Help is a very honest book. It's basically an autobiography, interspersed with extracts from four live shows (No Self, Do Nothing, Numb, and To be Free). I've seen 3 of them, but there's so much extra material here that at no point did I feel like it was too repetitive. The other thing is that the tone is really different from his shows. Go and watch the beginning of this one:

WATCH IT

This is how it starts:

"I'm quite lonely, let's start with that. I bought a new flat about two years ago. In this flat, in the bathroom, there are two sinks. I thought that would bring me some joy. It is a constant reminder. And so what I have had to do, this is what I am doing now in my life, I am actually doing this - I'm using both sinks. Now, everyday I brush my teeth in the left sink and in the right one, I mainly cry."

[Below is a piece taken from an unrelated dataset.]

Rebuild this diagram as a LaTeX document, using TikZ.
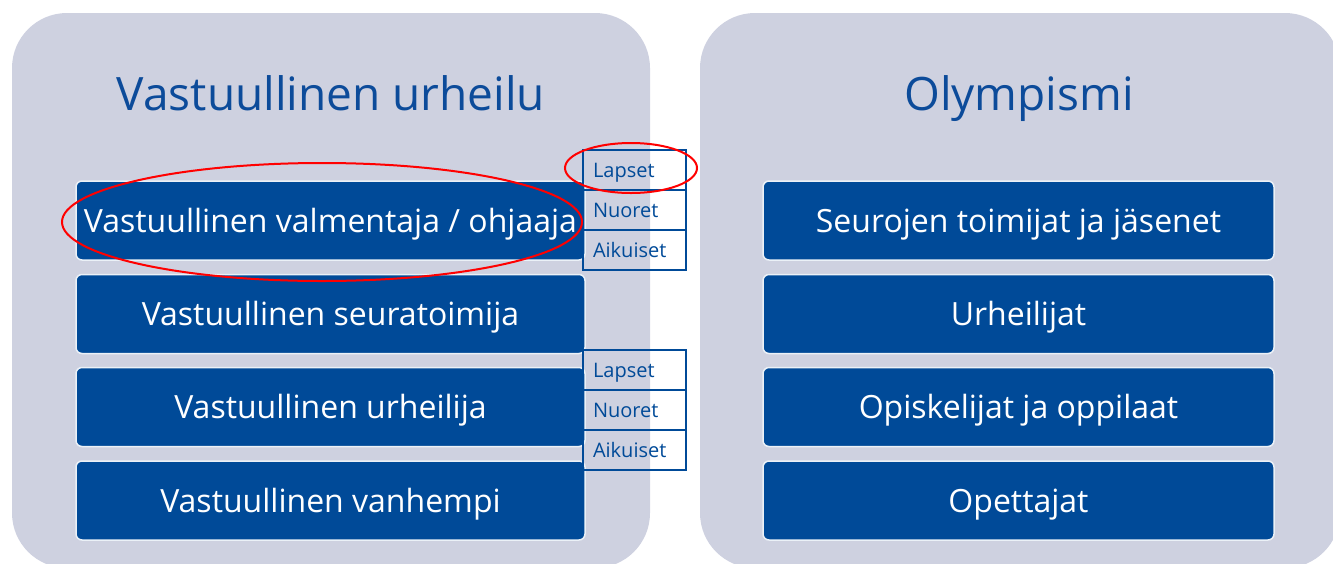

I remember watching this a while ago and laughing hard, but reading the book I smirked but felt a bit sad too. And that's the whole book, basically. His delivery live makes the slightly more depressing aspects of his anecdotes very funny, whereas reading the written words made me really think about what he's saying. (Damn you, Amstell, for making me think about your words!) For this reason, and as many others have said, the audiobook version of this might be better than the physical book.

Amstell discusses many parts of his life here in a brutally honest way. It's clear that he's faced challenges in his life, such as:

Being openly gay and Jewish:

"In the Jewish religion, if you're a boy and you have a boyfriend, it's important that he's a girl."

Or having relationship troubles:

"The problem with needing people to love you, despite who you are, is that ou end up subtly compromising for them and so internalise their prejudice and their rage. Rather than let them reject you, you allow all their nonsense to live inside you. You don't realise it but you agree to feel uncomfortable about this bit of yourself too, just slightly, just enough to keep them in your life. You settle for being mildly content with you who are, rather than proud or thrilled, and any attempts at love will be thwarted by this refusal to love yourself completely."

Or lacking self esteem:

"Frustrated and, I suppose, scared by the conventional, I've spent a lot of energy, one stage and off, fretting about how much of who I am will be tolerated before I'm rejected."

Or suffering from depression:

"When I feel sad now, I know it's not because I'm a broken human being, it's because it is one of the emotions that human beings feel."

He handles everything with such wit that it's hard not to be utterly charmed by him. I laughed, I cried, and I honestly feel like this makes a better self-help book than loads of others on the market. There's no bullshit here, it's just an honest and straight to the point account of feelings and situations that will make you laugh while also making you think.

"Everything is a choice between fear and love. We may as well choose love because death is coming. Death is coming. Death is coming."